_PROBLEM TO SOLVE_. Reproduce the data exactly and drop any pictures it holds.

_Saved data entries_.
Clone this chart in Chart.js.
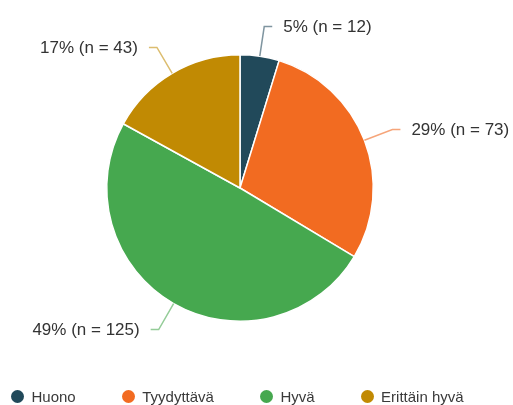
<!DOCTYPE html>
<html>
<head>
<meta charset="utf-8">
<script src="https://cdn.jsdelivr.net/npm/chart.js@4.4.1/dist/chart.umd.min.js"></script>
<style>
  html, body { margin: 0; padding: 0; background: #fff; }
  #wrap { position: relative; width: 513px; height: 405px; }
  #legend {
    position: absolute; left: 11px; top: 388px;
    display: flex; align-items: center; gap: 46px;
    font: 15px "Liberation Sans", Arial, sans-serif; color: #3a3a3a;
  }
  #legend .item { display: flex; align-items: center; }
  #legend .dot { width: 13px; height: 13px; border-radius: 50%; margin-right: 7.5px; }
</style>
</head>
<body>
<div id="wrap">
  <canvas id="pie" width="513" height="405"></canvas>
  <div id="legend"></div>
</div>
<script>
  const categories = ['Huono', 'Tyydyttävä', 'Hyvä', 'Erittäin hyvä'];
  const counts     = [12, 73, 125, 43];
  const colors     = ['#21495a', '#f26b21', '#46a84f', '#c18a03'];
  const lineColors = ['#7f95a0', '#f6a57a', '#94cc98', '#dcbd6f'];

  const total = counts.reduce((s, v) => s + v, 0);

  // leader lines + "x% (n = y)" labels outside the slices
  const outLabels = {
    id: 'outLabels',
    afterDatasetsDraw(chart) {
      const ctx  = chart.ctx;
      const arcs = chart.getDatasetMeta(0).data;
      ctx.save();
      ctx.font = '17px "Liberation Sans", Arial, sans-serif';
      ctx.textBaseline = 'middle';
      arcs.forEach((arc, i) => {
        const { x, y, startAngle, endAngle, outerRadius } = arc.getProps(['x', 'y', 'startAngle', 'endAngle', 'outerRadius'], true);
        const mid = (startAngle + endAngle) / 2;
        const cos = Math.cos(mid), sin = Math.sin(mid);
        const x0 = x + outerRadius * cos, y0 = y + outerRadius * sin;
        const x1 = x + (outerRadius + 30) * cos, y1 = y + (outerRadius + 30) * sin;
        const right = cos >= 0;
        const x2 = x1 + (right ? 8 : -8);

        ctx.strokeStyle = lineColors[i];
        ctx.lineWidth = 1.5;
        ctx.beginPath();
        ctx.moveTo(x0, y0);
        ctx.lineTo(x1, y1);
        ctx.lineTo(x2, y1);
        ctx.stroke();

        const pct = Math.round(counts[i] / total * 100);
        ctx.fillStyle = '#333';
        ctx.textAlign = right ? 'left' : 'right';
        ctx.fillText(pct + '% (n = ' + counts[i] + ')', x2 + (right ? 11 : -11), y1 + 1);
      });
      ctx.restore();
    }
  };

  const chart = new Chart(document.getElementById('pie'), {
    type: 'pie',
    data: {
      labels: categories,
      datasets: [{ data: counts, backgroundColor: colors, borderColor: '#fff', borderWidth: 1.5 }]
    },
    options: {
      responsive: false,
      animation: false,
      layout: { padding: { top: 54, left: 106, right: 139, bottom: 83 } },
      plugins: { legend: { display: false }, tooltip: { enabled: false } }
    },
    plugins: [outLabels]
  });

  // html legend from the chart's own legend items
  const items = Chart.overrides.pie.plugins.legend.labels.generateLabels(chart);
  document.getElementById('legend').innerHTML = items.map(it =>
    `<div class="item"><span class="dot" style="background:${it.fillStyle}"></span>${it.text}</div>`
  ).join('');
</script>
</body>
</html>
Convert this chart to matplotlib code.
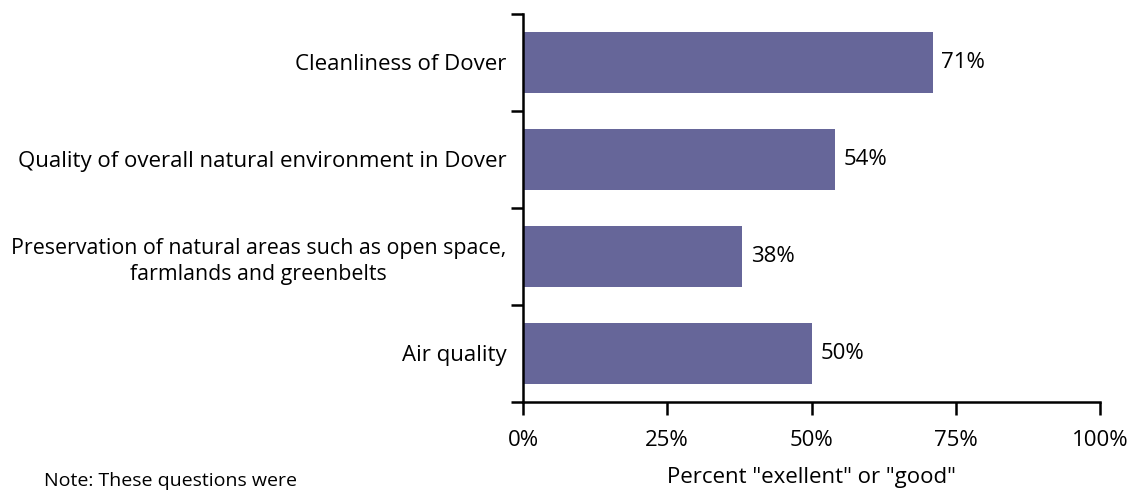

_EXERCISE OUTPUT_.
Clone this chart in Chart.js.
<!DOCTYPE html>
<html>
<head>
<meta charset="utf-8">
<script src="https://cdn.jsdelivr.net/npm/chart.js@4.4.1/dist/chart.umd.min.js"></script>
<style>
  html, body { margin: 0; padding: 0; background: #fff; }
  #wrap { position: relative; width: 513px; height: 405px; }
  #legend {
    position: absolute; left: 11px; top: 388px;
    display: flex; align-items: center; gap: 46px;
    font: 15px "Liberation Sans", Arial, sans-serif; color: #3a3a3a;
  }
  #legend .item { display: flex; align-items: center; }
  #legend .dot { width: 13px; height: 13px; border-radius: 50%; margin-right: 7.5px; }
</style>
</head>
<body>
<div id="wrap">
  <canvas id="pie" width="513" height="405"></canvas>
  <div id="legend"></div>
</div>
<script>
  const categories = ['Huono', 'Tyydyttävä', 'Hyvä', 'Erittäin hyvä'];
  const counts     = [12, 73, 125, 43];
  const colors     = ['#21495a', '#f26b21', '#46a84f', '#c18a03'];
  const lineColors = ['#7f95a0', '#f6a57a', '#94cc98', '#dcbd6f'];

  const total = counts.reduce((s, v) => s + v, 0);

  // leader lines + "x% (n = y)" labels outside the slices
  const outLabels = {
    id: 'outLabels',
    afterDatasetsDraw(chart) {
      const ctx  = chart.ctx;
      const arcs = chart.getDatasetMeta(0).data;
      ctx.save();
      ctx.font = '17px "Liberation Sans", Arial, sans-serif';
      ctx.textBaseline = 'middle';
      arcs.forEach((arc, i) => {
        const { x, y, startAngle, endAngle, outerRadius } = arc.getProps(['x', 'y', 'startAngle', 'endAngle', 'outerRadius'], true);
        const mid = (startAngle + endAngle) / 2;
        const cos = Math.cos(mid), sin = Math.sin(mid);
        const x0 = x + outerRadius * cos, y0 = y + outerRadius * sin;
        const x1 = x + (outerRadius + 30) * cos, y1 = y + (outerRadius + 30) * sin;
        const right = cos >= 0;
        const x2 = x1 + (right ? 8 : -8);

        ctx.strokeStyle = lineColors[i];
        ctx.lineWidth = 1.5;
        ctx.beginPath();
        ctx.moveTo(x0, y0);
        ctx.lineTo(x1, y1);
        ctx.lineTo(x2, y1);
        ctx.stroke();

        const pct = Math.round(counts[i] / total * 100);
        ctx.fillStyle = '#333';
        ctx.textAlign = right ? 'left' : 'right';
        ctx.fillText(pct + '% (n = ' + counts[i] + ')', x2 + (right ? 11 : -11), y1 + 1);
      });
      ctx.restore();
    }
  };

  const chart = new Chart(document.getElementById('pie'), {
    type: 'pie',
    data: {
      labels: categories,
      datasets: [{ data: counts, backgroundColor: colors, borderColor: '#fff', borderWidth: 1.5 }]
    },
    options: {
      responsive: false,
      animation: false,
      layout: { padding: { top: 54, left: 106, right: 139, bottom: 83 } },
      plugins: { legend: { display: false }, tooltip: { enabled: false } }
    },
    plugins: [outLabels]
  });

  // html legend from the chart's own legend items
  const items = Chart.overrides.pie.plugins.legend.labels.generateLabels(chart);
  document.getElementById('legend').innerHTML = items.map(it =>
    `<div class="item"><span class="dot" style="background:${it.fillStyle}"></span>${it.text}</div>`
  ).join('');
</script>
</body>
</html>
Convert this chart to matplotlib code.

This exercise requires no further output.